4.2. Incorporating prior knowledge

  • Naive Loss Function의 해결법: Prior Knowledge로 \(f_p\) or \(f_r\)을 constrain 하는 것.
  • Observation: more popular items will have a higher chance to be exposed [Popularity → Exposure Prob.]
    • \(pop_i\): Popularity of item i

      \[ pop_i := \frac{\sum_{u=1}^U Y_{u,i}}{\sum_{j=i}^I \sum_{u=1}^U Y_{u,j}} \]

      • 모든 (user, item) pairs 의 interactions #중, item i에 대하여 얼마나 많은 user가 interaction을 하였는가?
      • Popularity of item i ⇒ 전체 interaction 중 item i에 대한 비중.
    • 직관적이지만 popularity-exposure 관계를 설명하기에 적절하지 못함.

    • → 반례: 높은 interaction 확률을 가진 item ⇒ 높은 노출 chance를 가지는 경향이 있음.

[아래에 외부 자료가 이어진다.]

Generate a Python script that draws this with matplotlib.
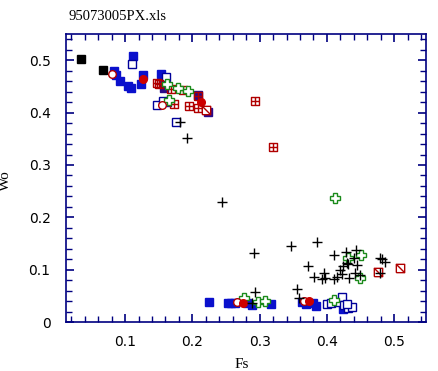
import matplotlib
matplotlib.use("Agg")
import matplotlib.pyplot as plt
from matplotlib.path import Path
from matplotlib.ticker import MultipleLocator

# ---- data (Fs, Wo) per symbol group ----
black_sq_fs = [0.0347, 0.0675]
black_sq_wo = [0.503, 0.482]

blue_fill_fs = [0.084, 0.087, 0.092, 0.105, 0.109, 0.112, 0.1235, 0.127, 0.153, 0.157,
                0.225, 0.253, 0.258, 0.263, 0.281, 0.289, 0.317,
                0.3626, 0.369, 0.380, 0.384, 0.4236]
blue_fill_wo = [0.479, 0.471, 0.461, 0.451, 0.448, 0.508, 0.455, 0.471, 0.474, 0.467,
                0.0375, 0.036, 0.036, 0.036, 0.036, 0.033, 0.034,
                0.0375, 0.034, 0.036, 0.031, 0.025]

navy_fill_fs = [0.158, 0.163, 0.209, 0.224]
navy_fill_wo = [0.448, 0.420, 0.433, 0.401]

blue_open_fs = [0.1106, 0.161, 0.147, 0.157, 0.176,
                0.400, 0.406, 0.417, 0.423, 0.4256, 0.431, 0.438, 0.4296]
blue_open_wo = [0.492, 0.468, 0.414, 0.422, 0.382,
                0.034, 0.036, 0.039, 0.048, 0.032, 0.026, 0.029, 0.034]

box_plus_fs = [0.147, 0.151, 0.168, 0.1855, 0.173, 0.195, 0.208, 0.208, 0.2936, 0.320]
box_plus_wo = [0.457, 0.454, 0.446, 0.443, 0.417, 0.412, 0.408, 0.431, 0.4218, 0.334]

green_fs = [0.162, 0.179, 0.193, 0.166, 0.277, 0.297, 0.308, 0.410, 0.412, 0.432, 0.451, 0.449]
green_wo = [0.454, 0.448, 0.441, 0.424, 0.046, 0.0375, 0.040, 0.042, 0.236, 0.1215, 0.128, 0.0845]

red_open_fs = [0.080, 0.155, 0.267, 0.3665]
red_open_wo = [0.473, 0.414, 0.0375, 0.040]

red_fill_fs = [0.127, 0.213, 0.276, 0.374]
red_fill_wo = [0.464, 0.420, 0.036, 0.041]

slash_fs = [0.220, 0.4757, 0.509]
slash_wo = [0.406, 0.0948, 0.1025]

plus_fs = [0.182, 0.1915, 0.2445, 0.291, 0.293, 0.288, 0.347, 0.386, 0.3715, 0.355, 0.358,
           0.397, 0.381, 0.392, 0.396, 0.411, 0.4147, 0.4196, 0.4236, 0.422, 0.428, 0.411,
           0.443, 0.4405, 0.4296, 0.432, 0.4454, 0.4335, 0.441, 0.449, 0.479, 0.482, 0.4856, 0.479]
plus_wo = [0.382, 0.352, 0.230, 0.132, 0.057, 0.037, 0.145, 0.153, 0.107, 0.063, 0.045,
           0.085, 0.0865, 0.083, 0.093, 0.082, 0.0865, 0.099, 0.107, 0.091, 0.134, 0.128,
           0.137, 0.1227, 0.112, 0.110, 0.109, 0.0845, 0.093, 0.0897, 0.1227, 0.120, 0.114, 0.093]

AXIS_COLOR = "#000080"

# square with a cross inside / square with a diagonal
M, L = Path.MOVETO, Path.LINETO
sq = [(-1, -1), (1, -1), (1, 1), (-1, 1), (-1, -1)]
box_plus = Path(sq + [(0, -1), (0, 1), (-1, 0), (1, 0)],
                [M, L, L, L, L, M, L, M, L])
box_slash = Path(sq + [(-1, 1), (1, -1)], [M, L, L, L, L, M, L])

fig = plt.figure(figsize=(4.39, 3.71), dpi=100)
ax = fig.add_axes([0.150, 0.132, 0.820, 0.776])

ax.plot(blue_fill_fs, blue_fill_wo, "s", ms=5.5, color="#0a10cc", mec="#0a10cc", ls="none")
ax.plot(navy_fill_fs, navy_fill_wo, "s", ms=5.5, color="#2a0a8a", mec="#2a0a8a", ls="none")
ax.plot(black_sq_fs, black_sq_wo, "s", ms=5.5, color="black", ls="none")
ax.plot(blue_open_fs, blue_open_wo, "s", ms=5.5, mfc="white", mec="#00009a", mew=1.0, ls="none")
ax.plot(box_plus_fs, box_plus_wo, marker=box_plus, ms=6, mfc="none", mec="#b00000", mew=1.0, ls="none")
ax.plot(green_fs, green_wo, "P", ms=6.5, mfc="white", mec="#1a8a1a", mew=1.0, ls="none")
ax.plot(red_open_fs, red_open_wo, "o", ms=5.5, mfc="white", mec="#b00000", mew=1.0, ls="none")
ax.plot(red_fill_fs, red_fill_wo, "o", ms=5.5, color="#cc0000", ls="none")
ax.plot(slash_fs, slash_wo, marker=box_slash, ms=6, mfc="white", mec="#b00000", mew=1.0, ls="none")
ax.plot(plus_fs, plus_wo, "+", ms=7, color="black", mew=1.0, ls="none")

ax.set_xlim(0.012, 0.547)
ax.set_ylim(0, 0.55)
ax.xaxis.set_minor_locator(MultipleLocator(0.02))
ax.yaxis.set_minor_locator(MultipleLocator(0.02))
ax.set_xticks([0.1, 0.2, 0.3, 0.4, 0.5])
ax.set_xticklabels(["0.1", "0.2", "0.3", "0.4", "0.5"])
ax.set_yticks([0, 0.1, 0.2, 0.3, 0.4, 0.5])
ax.set_yticklabels(["0", "0.1", "0.2", "0.3", "0.4", "0.5"])

for sp in ax.spines.values():
    sp.set_color(AXIS_COLOR)
    sp.set_linewidth(1.2)
ax.tick_params(which="both", direction="in", top=True, right=True, color=AXIS_COLOR,
               labelcolor="black", labelsize=10)
ax.tick_params(axis="x", pad=9)
ax.tick_params(axis="y", pad=11)
ax.tick_params(which="major", length=6, width=1.2)
ax.tick_params(which="minor", length=4, width=1.0)

serif = ["Liberation Serif", "DejaVu Serif"]
ax.set_xlabel("Fs", family=serif, fontsize=11)
ax.set_ylabel("Wo", family=serif, fontsize=11)
ax.xaxis.set_label_coords(0.489, -0.125)
ax.yaxis.set_label_coords(-0.15, 0.49)
fig.text(0.155, 0.955, "95073005PX.xls", family=serif, fontsize=10.5, ha="left", va="center")

fig.savefig("out.png", dpi=100)
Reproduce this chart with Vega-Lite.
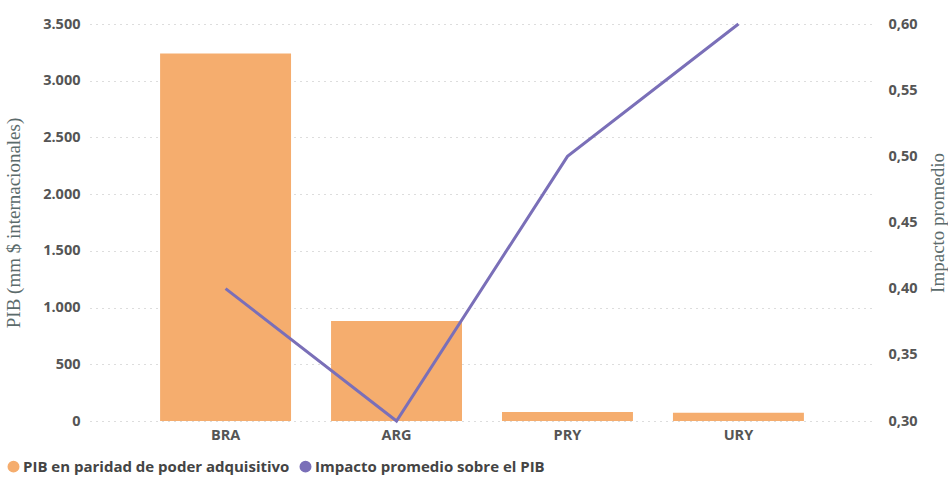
{
  "$schema": "https://vega.github.io/schema/vega-lite/v6.json",
  "width": 784,
  "height": 397,
  "autosize": {"type": "none"},
  "padding": {"left": 90, "top": 24, "right": 74, "bottom": 56},
  "config": {
    "view": {"stroke": null},
    "locale": {"number": {"decimal": ",", "thousands": ".", "grouping": [3], "currency": ["", "$"]}},
    "axis": {"labelFont": "Open Sans", "labelFontWeight": "bold", "labelFontSize": 14.5, "labelColor": "#555555", "domain": false, "ticks": false, "titleFont": "Liberation Serif", "titleFontWeight": "normal", "titleFontSize": 19, "titleColor": "#5b6b6b"}
  },
  "data": {"values": [
    {"pais": "BRA", "pib": 3240, "impacto": 0.40},
    {"pais": "ARG", "pib": 882, "impacto": 0.30},
    {"pais": "PRY", "pib": 80, "impacto": 0.50},
    {"pais": "URY", "pib": 72, "impacto": 0.60}
  ]},
  "encoding": {
    "x": {"field": "pais", "type": "nominal", "sort": null,
      "scale": {"paddingInner": 0.234, "paddingOuter": 0.41},
      "axis": {"title": null, "labelAngle": 0, "labelPadding": 7, "grid": false}}
  },
  "layer": [
    {
      "mark": {"type": "bar", "color": "#F5AD6E"},
      "encoding": {
        "y": {"field": "pib", "type": "quantitative",
          "scale": {"domain": [0, 3500]},
          "axis": {"title": "PIB (mm $ internacionales)", "tickCount": 7, "format": ",.0f", "labelPadding": 10, "titlePadding": 19, "grid": true, "gridDash": [1, 5], "gridColor": "#bbbbbb", "gridWidth": 1.2}},
        "color": {"datum": "PIB en paridad de poder adquisitivo", "type": "nominal",
          "scale": {"domain": ["PIB en paridad de poder adquisitivo", "Impacto promedio sobre el PIB"], "range": ["#F5AD6E", "#7A6FB8"]},
          "legend": {"title": null, "orient": "none", "legendX": -84, "legendY": 435, "direction": "horizontal", "symbolType": "circle", "symbolSize": 110, "labelFont": "Open Sans", "labelFontWeight": "bold", "labelFontSize": 15, "labelColor": "#444444", "labelLimit": 0, "columnPadding": 7, "labelOffset": 2,
            "encode": {"symbols": {"update": {"fill": {"scale": "color", "field": "value"}, "stroke": {"value": "transparent"}, "opacity": {"value": 1}}}}}
        }
      }
    },
    {
      "mark": {"type": "line", "strokeWidth": 3, "color": "#7A6FB8"},
      "encoding": {
        "y": {"field": "impacto", "type": "quantitative",
          "scale": {"domain": [0.3, 0.6], "zero": false},
          "axis": {"orient": "right", "title": "Impacto promedio", "titleAngle": 270, "tickCount": 7, "format": ".2f", "labelPadding": 14, "titlePadding": 30, "grid": false}},
        "color": {"datum": "Impacto promedio sobre el PIB", "type": "nominal"}
      }
    }
  ],
  "resolve": {"scale": {"y": "independent"}}
}
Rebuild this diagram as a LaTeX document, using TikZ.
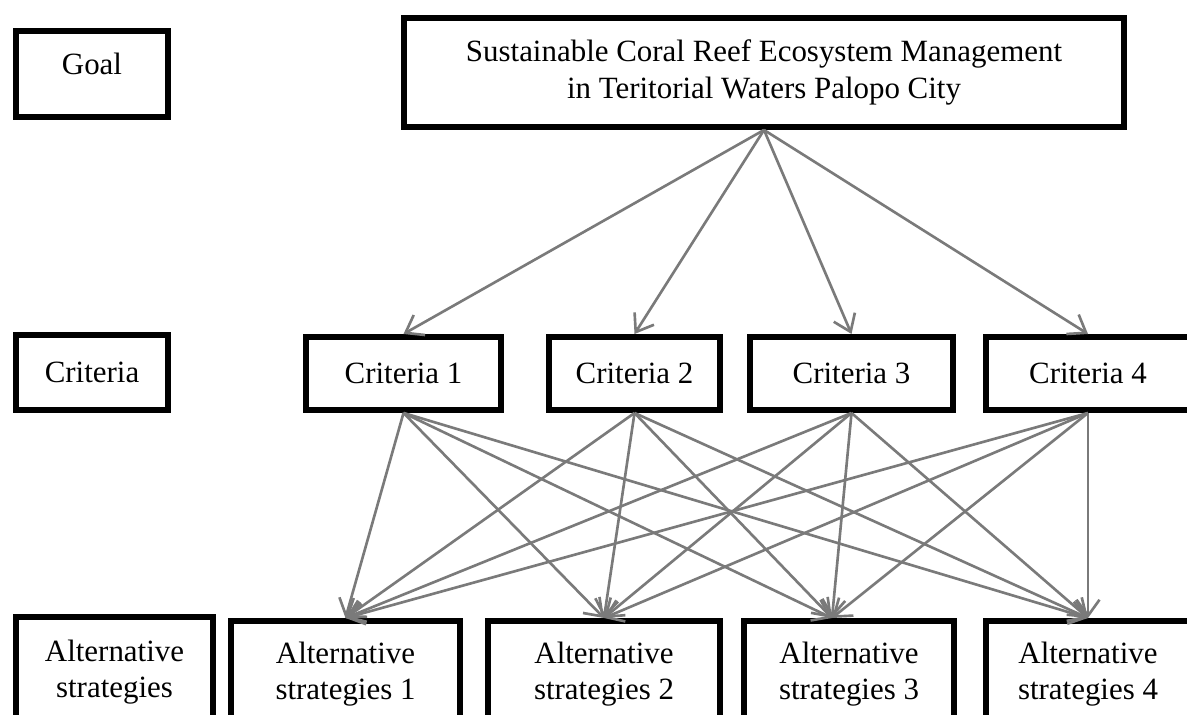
\documentclass[tikz,border=0pt]{standalone}
\usepackage{fontspec}
\setmainfont{Liberation Serif}
\usetikzlibrary{arrows.meta}

\begin{document}
\begin{tikzpicture}[
    box/.style={draw, line width=3.4pt, align=center, inner sep=0pt, minimum height=1.46cm},
    arr/.style={-{Straight Barb[length=0.32cm,width=0.46cm]}, draw=black!52, line width=1.5pt}
  ]
    \useasboundingbox (0,0) rectangle (23.74,14.3);
    \clip (0,0) rectangle (23.74,14.3);
    \fontsize{17.6}{20.6}\selectfont
    % level names
    \node [box, minimum width=3.04cm, minimum height=1.72cm, text depth=0.4cm] (goal) at (1.84,12.82) {Goal};
    \node [box, minimum width=3.04cm, minimum height=1.5cm] (crit) at (1.84,6.85) {Criteria};
    \node [box, minimum width=3.94cm, minimum height=2.2cm] (alts) at (2.29,0.86) {Alternative\\strategies};
    % goal
    \node [box, minimum width=14.4cm, minimum height=2.18cm] (top) at (15.28,12.85) {Sustainable Coral Reef Ecosystem Management\\in Teritorial Waters Palopo City};
    % criteria
    \node [box, minimum width=3.9cm] (c1) at (8.07,6.83) {Criteria 1};
    \node [box, minimum width=3.42cm] (c2) at (12.69,6.83) {Criteria 2};
    \node [box, minimum width=4.06cm] (c3) at (17.03,6.83) {Criteria 3};
    \node [box, minimum width=4.08cm] (c4) at (21.76,6.83) {Criteria 4};
    % alternatives
    \node [box, minimum width=4.58cm, minimum height=2.12cm] (a1) at (6.91,0.82) {Alternative\\strategies 1};
    \node [box, minimum width=4.64cm, minimum height=2.12cm] (a2) at (12.08,0.82) {Alternative\\strategies 2};
    \node [box, minimum width=4.2cm, minimum height=2.12cm] (a3) at (16.98,0.82) {Alternative\\strategies 3};
    \node [box, minimum width=4.08cm, minimum height=2.12cm] (a4) at (21.76,0.82) {Alternative\\strategies 4};
    % goal to criteria
    \draw [arr] (top.south) -- (c1.north);
    \draw [arr] (top.south) -- (c2.north);
    \draw [arr] (top.south) -- (c3.north);
    \draw [arr] (top.south) -- (c4.north);
    % criteria to alternatives
    \draw [arr] (c1.south) -- (a1.north);
    \draw [arr] (c1.south) -- (a2.north);
    \draw [arr] (c1.south) -- ([xshift=-0.34cm]a3.north);
    \draw [arr] (c1.south) -- (a4.north);
    \draw [arr] (c2.south) -- (a1.north);
    \draw [arr] (c2.south) -- (a2.north);
    \draw [arr] (c2.south) -- ([xshift=-0.34cm]a3.north);
    \draw [arr] (c2.south) -- (a4.north);
    \draw [arr] (c3.south) -- (a1.north);
    \draw [arr] (c3.south) -- (a2.north);
    \draw [arr] (c3.south) -- ([xshift=-0.34cm]a3.north);
    \draw [arr] (c3.south) -- (a4.north);
    \draw [arr] (c4.south) -- (a1.north);
    \draw [arr] (c4.south) -- (a2.north);
    \draw [arr] (c4.south) -- ([xshift=-0.34cm]a3.north);
    \draw [arr] (c4.south) -- (a4.north);
  \end{tikzpicture}
\end{document}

      • [Interaction Prob. → Exposure Prob.]
      • [문제점] Popularity, Interaction Prob. → Exposure Prob.
      • Causal Effect: Exposure → Interaction
        • Thus, Popularity factor을 소거해야 함.
    • [해결책] Popularity를 propensity/exposure estimation에 대한 Prior Knowledge로 통합시킴.

      • → Interaction Prob. control. → Assumption 1 (Pairwise Relationship on Popularity and Propensity)

Assumption 1 (Pairwise Relationship on Popularity and Propensity) == Prior Knowledge

  • user: u
  • pair of items: (i, j)
  • \(pop_i > pop_j, \ y_{u,i} \approx y_{u,j}\ \Rightarrow \ p_{u,i} > p_{u,j}\)
    • **정확히는, \(y_{u,i} \approx y_{u,j} \ \Rightarrow \ \left( pop_i > pop_j\Leftrightarrow \ p_{u,i} > p_{u,j} \right )\)
    : Popularity, Propensity의 대소 관계가 같다. if Interaction Prob. fixed.**

Empirical validation of Assumption 1

Assumption 1을 만족시키는 3가지 dataset(DH_original, DH_personalized and ML)에서의 실험적 검증. by calculating

Figure 2

Figure 2

  • x-axis: bins [intervals]: Inverse Similarity in Interaction Prob. \(|y_{u,j} - y_{u,i}|\)
    • ps. Inverse Similarity == Distance.
  • y-axis: \(\text{ratio}_b\): 각 bin에 대하여 Assumption 1을 만족시키는 items의 확률
  1. Estimate \(y_{u,i}\) from \(Y_{u,i}\) using logistic matrix factorization 참고문헌 [11] 참조.
  2. Obtain \(p_{u,i}\) from ground truth values in the datasets
  3. 각 user별로 item pairs (i,j)에 대하여, \(|y_{u,j} - y_{u,i}|\) [Similarity in interaction prob.]을 기준으로 각 bin에 배치
    • 실험의 가정 상 \(y_{u,i} \approx y_{u,j}\) 이므로, \(|y_{u,j} - y_{u,i}|\)은 0.5 까지만 실험.
  4. \(\text{ratio}_b\) 계산. user u에 대하여 특정 bin b에 존재하는 item pairs\(pop_i > pop_j \Rightarrow \ p_{u,i} > p_{u,j}\)을 만족시키는 pairs의 개수. [확률]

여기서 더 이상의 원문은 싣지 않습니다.